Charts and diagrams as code

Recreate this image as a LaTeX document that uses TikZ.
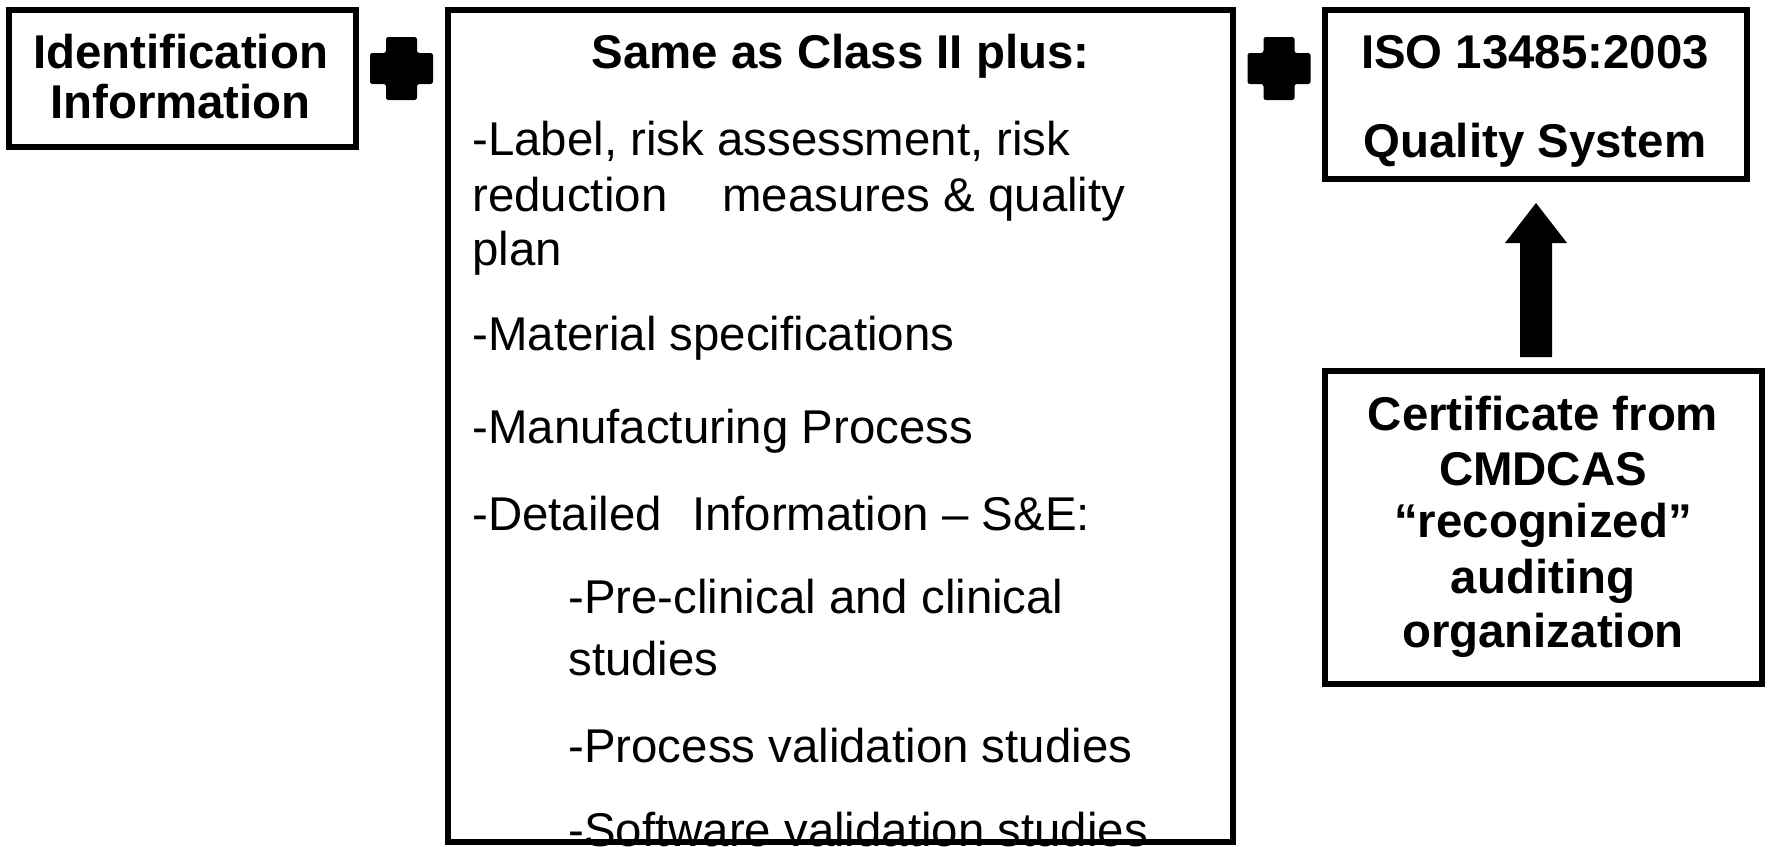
\documentclass[tikz,border=0pt]{standalone}
\usepackage{fontspec}
\setmainfont{Liberation Sans}
\usetikzlibrary{calc}
\begin{document}
\begin{tikzpicture}[x=0.5pt,y=-0.5pt,
  box/.style={draw=black, line width=3pt, inner sep=0pt},
  txt/.style={inner sep=0pt, anchor=base west, font=\fontsize{23.7pt}{28pt}\selectfont},
  bold/.style={inner sep=0pt, anchor=base, font=\fontsize{23.7pt}{28pt}\selectfont\bfseries},
  plussign/.pic={\fill[rounded corners=1.2pt] (-15.5,-31.5) -- (15.5,-31.5) -- (15.5,-15.5) -- (31.5,-15.5) -- (31.5,15.5) -- (15.5,15.5) -- (15.5,31.5) -- (-15.5,31.5) -- (-15.5,15.5) -- (-31.5,15.5) -- (-31.5,-15.5) -- (-15.5,-15.5) -- cycle;}
]
\useasboundingbox (0,0) rectangle (1771,846);

% left box
\node[box, minimum width=173.5pt, minimum height=68.5pt] (idbox) at (182.5,78.5) {};
\node[bold] (id1) at (180.5,68) {Identification};
\node[bold] (id2) at (180.5,118) {Information};

% plus signs
\pic (plusA) at (401.5,68.5) {plussign};
\pic (plusB) at (1279,68.5) {plussign};

% middle box contents
\node[bold] (mtitle) at (840.5,68) {Same as Class II plus:};
\node[txt] (m1) at (472,155) {-Label, risk assessment, risk};
\node[txt] (m2) at (472,211) {reduction\hspace{27.5pt}measures \& quality};
\node[txt] (m3) at (472,265) {plan};
\node[txt] (m4) at (472,350) {-Material specifications};
\node[txt] (m5) at (472,443) {-Manufacturing Process};
\node[txt] (m6) at (472,530) {-Detailed\hspace{15pt}Information \textendash{} S\&E:};
\node[txt] (m7) at (568,613) {-Pre-clinical and clinical};
\node[txt] (m8) at (568,675) {studies};
\node[txt] (m9) at (568,762) {-Process validation studies};
\node[txt] (m10) at (568,846) {-Software validation studies};
\node[box, minimum width=392.5pt, minimum height=416pt] (mid) at (840.5,426) {};

% quality system box
\node[box, minimum width=211pt, minimum height=84.5pt] (iso) at (1536,94.5) {};
\node[bold] (iso1) at (1535,68) {ISO 13485:2003};
\node[bold] (iso2) at (1535,157) {Quality System};

% certificate box
\node[box, minimum width=218.5pt, minimum height=156.5pt] (cert) at (1543.5,527.5) {};
\node[bold] (c1) at (1543,430) {Certificate from};
\node[bold] (c2) at (1543,485) {CMDCAS};
\node[bold] (c3) at (1543,537) {“recognized”};
\node[bold] (c4) at (1543,593) {auditing};
\node[bold] (c5) at (1543,647) {organization};

% block arrow from certificate up to quality system
\coordinate (tip) at ($(iso.south)+(0,21)$);
\coordinate (tail) at ($(iso.south |- cert.north)+(0,-11)$);
\fill (tip) -- ($(tip)+(31,40)$) -- ($(tip)+(16,40)$) -- ($(tail)+(16,0)$)
  -- ($(tail)+(-16,0)$) -- ($(tip)+(-16,40)$) -- ($(tip)+(-31,40)$) -- cycle;
\end{tikzpicture}
\end{document}
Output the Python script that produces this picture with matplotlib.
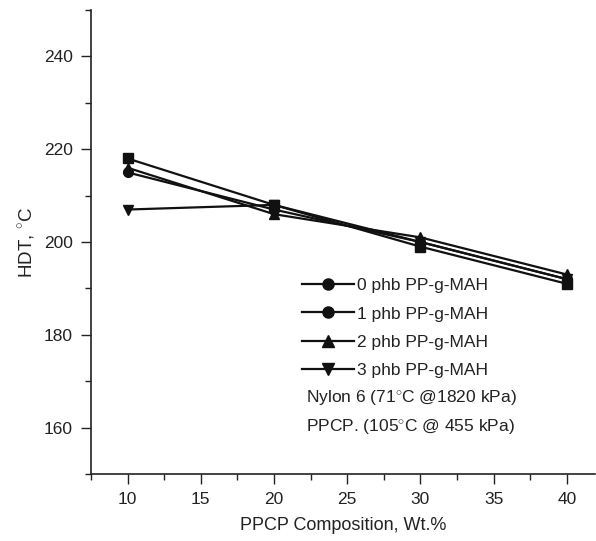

• To be done
Please restate the material above line by line, exactly, beginning at its first line and ending with the line that contains "(iso2) at (1535,157)", without any pictures.

• Task answer
Recreate this image as a LaTeX document that uses TikZ.
\documentclass[tikz,border=0pt]{standalone}
\usepackage{fontspec}
\setmainfont{Liberation Sans}
\usetikzlibrary{calc}
\begin{document}
\begin{tikzpicture}[x=0.5pt,y=-0.5pt,
  box/.style={draw=black, line width=3pt, inner sep=0pt},
  txt/.style={inner sep=0pt, anchor=base west, font=\fontsize{23.7pt}{28pt}\selectfont},
  bold/.style={inner sep=0pt, anchor=base, font=\fontsize{23.7pt}{28pt}\selectfont\bfseries},
  plussign/.pic={\fill[rounded corners=1.2pt] (-15.5,-31.5) -- (15.5,-31.5) -- (15.5,-15.5) -- (31.5,-15.5) -- (31.5,15.5) -- (15.5,15.5) -- (15.5,31.5) -- (-15.5,31.5) -- (-15.5,15.5) -- (-31.5,15.5) -- (-31.5,-15.5) -- (-15.5,-15.5) -- cycle;}
]
\useasboundingbox (0,0) rectangle (1771,846);

% left box
\node[box, minimum width=173.5pt, minimum height=68.5pt] (idbox) at (182.5,78.5) {};
\node[bold] (id1) at (180.5,68) {Identification};
\node[bold] (id2) at (180.5,118) {Information};

% plus signs
\pic (plusA) at (401.5,68.5) {plussign};
\pic (plusB) at (1279,68.5) {plussign};

% middle box contents
\node[bold] (mtitle) at (840.5,68) {Same as Class II plus:};
\node[txt] (m1) at (472,155) {-Label, risk assessment, risk};
\node[txt] (m2) at (472,211) {reduction\hspace{27.5pt}measures \& quality};
\node[txt] (m3) at (472,265) {plan};
\node[txt] (m4) at (472,350) {-Material specifications};
\node[txt] (m5) at (472,443) {-Manufacturing Process};
\node[txt] (m6) at (472,530) {-Detailed\hspace{15pt}Information \textendash{} S\&E:};
\node[txt] (m7) at (568,613) {-Pre-clinical and clinical};
\node[txt] (m8) at (568,675) {studies};
\node[txt] (m9) at (568,762) {-Process validation studies};
\node[txt] (m10) at (568,846) {-Software validation studies};
\node[box, minimum width=392.5pt, minimum height=416pt] (mid) at (840.5,426) {};

% quality system box
\node[box, minimum width=211pt, minimum height=84.5pt] (iso) at (1536,94.5) {};
\node[bold] (iso1) at (1535,68) {ISO 13485:2003};
\node[bold] (iso2) at (1535,157) {Quality System};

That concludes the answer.